Each round went through staging first, with a load test that replayed production traffic. Write latency dropped after every round.

The result

After removing all 43 indexes, average INSERT latency on the shipments table fell from 18ms to 8ms. UPDATE latency dropped by a similar ratio. Autovacuum times on the table went from 45 minutes to about 12 minutes, because there were fewer index pages to clean up. Disk usage dropped by 12 GB, which wasn't a huge deal financially but meant more of the working set fit in shared buffers.

The holiday surge came and went without issues.
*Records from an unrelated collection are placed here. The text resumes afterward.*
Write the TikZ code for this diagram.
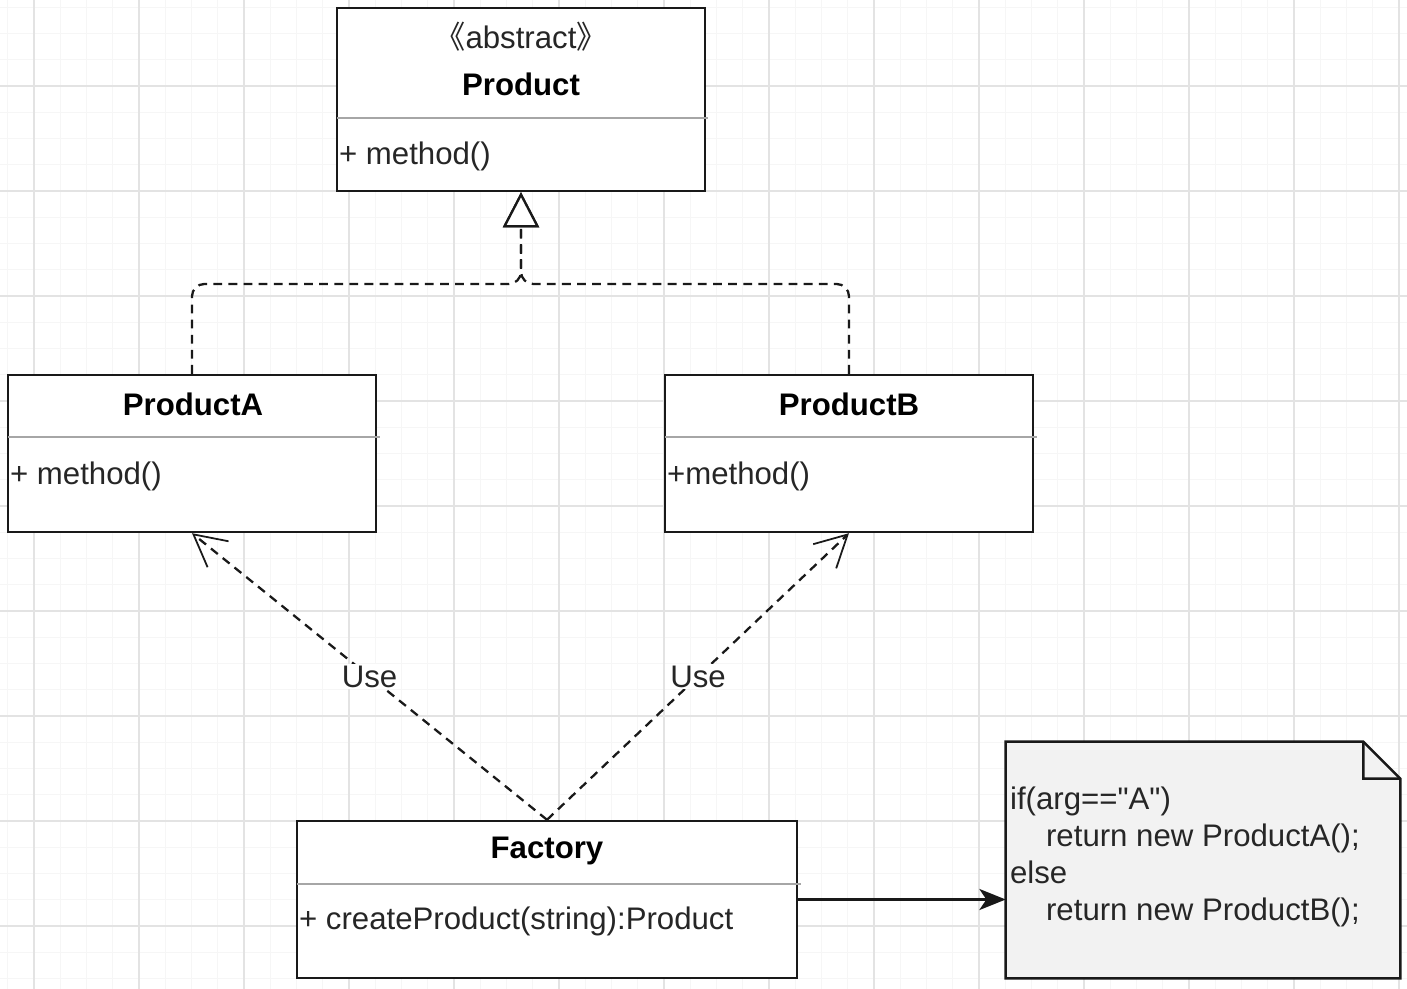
\documentclass[tikz,border=0pt]{standalone}
\usepackage{fontspec}
\setmainfont{Liberation Sans}
\newfontfamily\cjkfont{Noto Sans CJK SC}
\newfontfamily\notefont{Liberation Sans}
\usepackage{tikz}
\usetikzlibrary{arrows.meta, positioning}

\begin{document}
\begin{tikzpicture}[x=0.02cm, y=-0.02cm,
        font=\fontsize{17.75}{21}\selectfont,
        gridminor/.style={draw=black!3.5, line width=0.5pt},
        gridmajor/.style={draw=black!11, line width=0.7pt},
        umlbox/.style={draw=black!90, line width=1.4pt, fill=white, inner sep=0pt},
        title/.style={font=\fontsize{17.75}{21}\selectfont\bfseries, text=black, inner sep=1pt},
        member/.style={anchor=west, inner sep=1pt, text=black!85},
        divider/.style={draw=black!35, line width=1.2pt},
        realize/.style={draw=black!90, line width=1.3pt, dash pattern=on 5pt off 3.6pt, rounded corners=7pt,
            -{Triangle[open, fill=white, length=20pt, width=20.5pt, line width=1.3pt]}},
        uses/.style={draw=black!90, line width=1.3pt, dash pattern=on 5pt off 3.6pt,
            -{Straight Barb[length=18pt, width=19pt, line width=1pt]}},
        uselabel/.style={fill=white, inner sep=1pt, text=black!85},
        notebox/.style={minimum width=7.88cm, minimum height=4.72cm, inner sep=0pt},
        notetext/.style={align=left, anchor=west, inner sep=1pt, text=black!85,
            font=\notefont\fontsize{17.75}{21}\selectfont}
    ]
    \useasboundingbox (0,0) rectangle (1407,989);
    \fill[white] (0,0) rectangle (1407,989);

    % Background grid
    \foreach \k in {-1,...,52}
        \draw[gridminor] ({34+26.25*\k},0) -- ({34+26.25*\k},989);
    \foreach \k in {-3,...,34}
        \draw[gridminor] (0,{86+26.25*\k}) -- (1407,{86+26.25*\k});
    \foreach \k in {0,...,13}
        \draw[gridmajor] ({34+105*\k},0) -- ({34+105*\k},989);
    \foreach \k in {0,...,8}
        \draw[gridmajor] (0,{86+105*\k}) -- (1407,{86+105*\k});

    % Abstract class
    \node[umlbox, minimum width=7.36cm, minimum height=3.66cm] (prod) at (521,99.5) {};
    \node[inner sep=1pt, text=black!85] (prodst) at (521,37) {{\cjkfont 《}abstract{\cjkfont 》}};
    \node[title] (prodname) at (521,84) {Product};
    \draw[divider] (337,118) -- (708,118);
    \node[member] (prodm) at (337,156) {+ method()};

    % Concrete products
    \node[umlbox, minimum width=7.36cm, minimum height=3.14cm] (pa) at (192,453.5) {};
    \node[title] (paname) at (193,404) {ProductA};
    \draw[divider] (8,437) -- (380,437);
    \node[member] (pam) at (8,476) {+ method()};

    \node[umlbox, minimum width=7.36cm, minimum height=3.14cm] (pb) at (849,453.5) {};
    \node[title] (pbname) at (849,404) {ProductB};
    \draw[divider] (665,437) -- (1037,437);
    \node[member] (pbm) at (665,476) {+method()};

    % Factory
    \node[umlbox, minimum width=10cm, minimum height=3.14cm] (fac) at (547,899.5) {};
    \node[title] (facname) at (547,851) {Factory};
    \draw[divider] (297,884) -- (801,884);
    \node[member] (facm) at (297,921) {+ createProduct(string):Product};

    % Note
    \node[notebox] (note) at (1203,860) {};
    \draw[draw=black!90, line width=1.4pt, fill=black!5]
        (note.north west) -- ([xshift=-0.74cm]note.north east) -- ([yshift=-0.74cm]note.north east)
        -- (note.south east) -- (note.south west) -- cycle;
    \draw[draw=black!90, line width=1.4pt]
        ([xshift=-0.74cm]note.north east) -- ++(0,37) -- ([yshift=-0.74cm]note.north east);
    \node[notetext] (code) at (1008,857) {if(arg=="A")\\\hspace*{0.72cm}return new ProductA();\\else\\\hspace*{0.72cm}return new ProductB();};

    % Realization
    \coordinate (join) at (521,284);
    \draw[realize] (pa.north) |- (join) -- (prod.south);
    \draw[realize] (pb.north) |- (join) -- (prod.south);

    % Dependencies
    \draw[uses] (fac.north) -- node[uselabel, pos=0.5] (usea) {Use} (pa.south);
    \draw[uses] (fac.north) -- node[uselabel, pos=0.5] (useb) {Use} (pb.south);

    % Factory to note
    \draw[draw=black!90, line width=1.4pt, -{Stealth[length=15pt, width=12pt, inset=4pt]}]
        (fac.east) -- (fac.east -| note.west);
\end{tikzpicture}
\end{document}
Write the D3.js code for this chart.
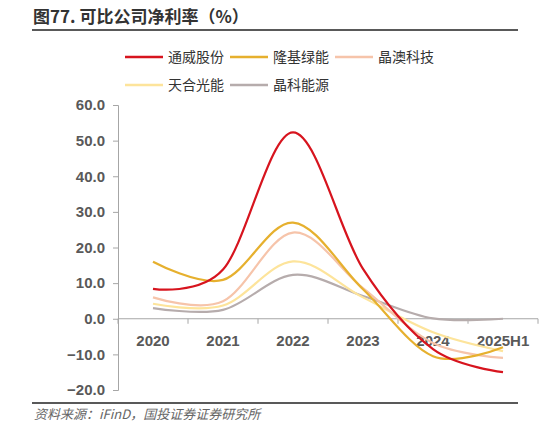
<!DOCTYPE html>
<html>
<head>
<meta charset="utf-8">
<script src="https://cdn.jsdelivr.net/npm/d3@7"></script>
<style>
  body { margin: 0; background: #fff; }
  svg { display: block; }
</style>
</head>
<body>
<div id="chart"></div>
<script>
// ---------------- data ----------------
var categories = ['2020', '2021', '2022', '2023', '2024', '2025H1'];
var seriesNames = ['通威股份', '隆基绿能', '晶澳科技', '天合光能', '晶科能源'];
var tongwei = [8.4, 13.8, 52.3, 14.0, -8.5, -15.0];
var longi   = [16.0, 10.9, 27.0, 8.3, -10.5, -8.0];
var jingao  = [6.0, 4.9, 24.2, 8.6, -6.8, -11.0];
var trina   = [4.2, 3.7, 16.1, 6.0, -3.8, -9.1];
var jinko   = [3.0, 2.5, 12.3, 6.4, 0.1, 0.0];
var yTicks  = [-20, -10, 0, 10, 20, 30, 40, 50, 60];

var seriesValues = [tongwei, longi, jingao, trina, jinko];
var colors = ['#D7141E', '#E6B02E', '#F6C4AA', '#FDE49B', '#B6ACAC'];

var width = 559, height = 430;
var numFont = '"Liberation Sans", Arial, sans-serif';
var cjkFont = '"Noto Sans CJK SC", sans-serif';

var svg = d3.select('#chart').append('svg')
    .attr('width', width)
    .attr('height', height);

// ---------------- title & frame lines ----------------
svg.append('text')
    .attr('x', 33).attr('y', 23)
    .style('font-family', cjkFont)
    .style('font-size', '17px')
    .style('font-weight', 'bold')
    .style('fill', '#333')
    .text('图77. 可比公司净利率（%）');

svg.append('line')
    .attr('x1', 32).attr('x2', 518).attr('y1', 30).attr('y2', 30)
    .style('stroke', '#222').style('stroke-width', 1.3);

svg.append('line')
    .attr('x1', 32).attr('x2', 518).attr('y1', 403).attr('y2', 403)
    .style('stroke', '#222').style('stroke-width', 1.3);

svg.append('text')
    .attr('x', 34).attr('y', 419)
    .style('font-family', cjkFont)
    .style('font-size', '13px')
    .style('font-style', 'italic')
    .style('fill', '#666')
    .text('资料来源：iFinD，国投证券证券研究所');

// ---------------- scales ----------------
var x = d3.scaleBand().domain(categories).range([118, 538]).padding(0);
var y = d3.scaleLinear().domain([-20, 60]).range([390, 105]);
var cx = function(c) { return x(c) + x.bandwidth() / 2; };

// y axis
var yAxis = svg.append('g')
    .attr('transform', 'translate(118,0)')
    .call(d3.axisLeft(y).tickValues(yTicks).tickSize(5).tickPadding(8)
        .tickFormat(d3.format('.1f')));
yAxis.select('.domain').style('stroke', '#a6a6a6');
yAxis.selectAll('.tick line').style('stroke', '#a6a6a6');
yAxis.selectAll('.tick text')
    .style('font-family', numFont)
    .style('font-size', '15px')
    .style('font-weight', 'bold')
    .style('fill', '#595959');

// x axis at zero
var xAxisG = svg.append('g').attr('transform', 'translate(0,' + y(0) + ')');
xAxisG.append('line')
    .attr('x1', x.range()[0]).attr('x2', x.range()[1])
    .style('stroke', '#a6a6a6');
var bounds = categories.map(function(c) { return x(c); }).concat([x.range()[1]]);
xAxisG.selectAll('.xtick').data(bounds).enter().append('line')
    .attr('x1', function(d) { return d; }).attr('x2', function(d) { return d; })
    .attr('y1', 0).attr('y2', 5)
    .style('stroke', '#a6a6a6');
xAxisG.selectAll('.xlabel').data(categories).enter().append('text')
    .attr('x', function(d) { return cx(d); })
    .attr('y', 27)
    .attr('text-anchor', 'middle')
    .style('font-family', numFont)
    .style('font-size', '15px')
    .style('font-weight', 'bold')
    .style('fill', '#595959')
    .text(function(d) { return d; });

// ---------------- lines ----------------
var line = d3.line()
    .x(function(d, i) { return cx(categories[i]); })
    .y(function(d) { return y(d); })
    .curve(d3.curveCardinal.tension(0));

// draw from back to front: grey first, red last
for (var s = seriesValues.length - 1; s >= 0; s--) {
    svg.append('path')
        .datum(seriesValues[s])
        .attr('d', line)
        .style('fill', 'none')
        .style('stroke', colors[s])
        .style('stroke-width', 2.2);
}

// ---------------- legend ----------------
var legendPos = [[125, 57], [230, 57], [335, 57], [125, 85], [230, 85]];
var legend = svg.append('g');
seriesNames.forEach(function(name, i) {
    var p = legendPos[i];
    legend.append('line')
        .attr('x1', p[0]).attr('x2', p[0] + 38)
        .attr('y1', p[1]).attr('y2', p[1])
        .style('stroke', colors[i]).style('stroke-width', 2.5);
    legend.append('text')
        .attr('x', p[0] + 43).attr('y', p[1] + 5)
        .style('font-family', cjkFont)
        .style('font-size', '14px')
        .style('fill', '#333')
        .text(name);
});
</script>
</body>
</html>
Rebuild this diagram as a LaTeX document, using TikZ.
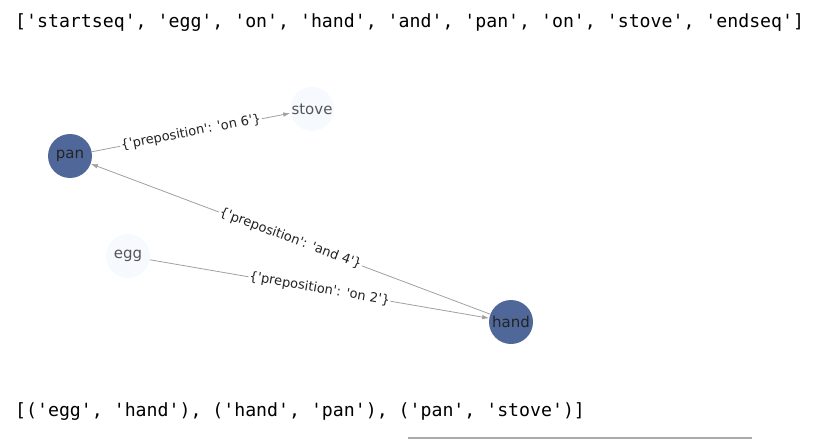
\documentclass[tikz,border=0pt]{standalone}
\usepackage{fontspec}
\usetikzlibrary{arrows.meta}
\newfontfamily\monofnt{DejaVu Sans Mono}[Ligatures=TeXOff]
\newfontfamily\labfnt{DejaVu Sans}[Ligatures=TeXOff]
\definecolor{darknode}{RGB}{80,104,153}
\definecolor{lightnode}{RGB}{246,250,255}
\definecolor{edgegray}{RGB}{160,160,160}
\definecolor{labtext}{RGB}{35,35,35}
\tikzset{
  gnode/.style={circle, minimum size=44pt, inner sep=0pt, font=\labfnt\fontsize{15}{17}\selectfont, text=labtext},
  darkn/.style={gnode, fill=darknode},
  lightn/.style={gnode, fill=lightnode, text={rgb,255:red,85;green,85;blue,85}},
  gedge/.style={draw=edgegray, line width=0.8pt, -{Latex[length=7pt,width=4.5pt]}},
  elabel/.style={sloped, fill=white, inner sep=1pt, text=labtext, font=\labfnt\fontsize{13}{15}\selectfont},
  listtext/.style={anchor=base west, inner sep=0pt, font=\monofnt\fontsize{18.2}{20}\selectfont, text=black}
}
\begin{document}
\begin{tikzpicture}[x=1pt,y=-1pt]
\useasboundingbox (0,0) rectangle (818,441);
\node[listtext] (top) at (15,28) {['startseq', 'egg', 'on', 'hand', 'and', 'pan', 'on', 'stove', 'endseq']};
\node[listtext] (bot) at (15,416) {[('egg', 'hand'), ('hand', 'pan'), ('pan', 'stove')]};
\node[darkn] (pan) at (70,156) {pan};
\node[lightn] (stove) at (312,109) {stove};
\node[lightn] (egg) at (128,256) {egg};
\node[darkn] (hand) at (511,322) {hand};
\draw[gedge] (pan) -- node[elabel] (l1) {\{'preposition': 'on 6'\}} (stove);
\draw[gedge] (hand) -- node[elabel] (l2) {\{'preposition': 'and 4'\}} (pan);
\draw[gedge] (egg) -- node[elabel] (l3) {\{'preposition': 'on 2'\}} (hand);
\coordinate (ra) at (408,438);
\coordinate (rb) at (752,438);
\draw[line width=2pt, draw={rgb,255:red,170;green,170;blue,170}] (ra) -- (rb);
\end{tikzpicture}
\end{document}
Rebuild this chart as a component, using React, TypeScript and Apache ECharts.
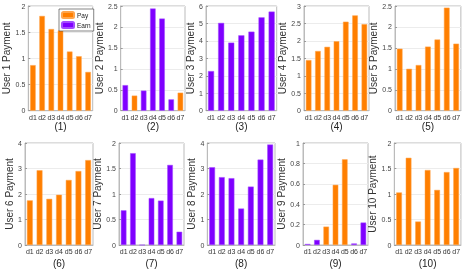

The boring part that matters

We set up a quarterly index audit — a scheduled job that queries pg_stat_user_indexes and flags any index with fewer than 100 scans since the last check. It dumps the results into a Slack channel. Nothing fancy. The point isn't automation; it's making the invisible visible. Indexes accumulate because nobody's looking. A ten-line SQL query and a cron job turned out to be enough.

I keep coming back to a simple principle: anything you create in a database should have an owner and a reason to exist. Tables get that treatment naturally. Indexes almost never do. They're infrastructure that's easy to add and psychologically hard to remove, which means they pile up until someone notices the writes are slow and asks what happened.

When was the last time anyone audited the indexes on your busiest table?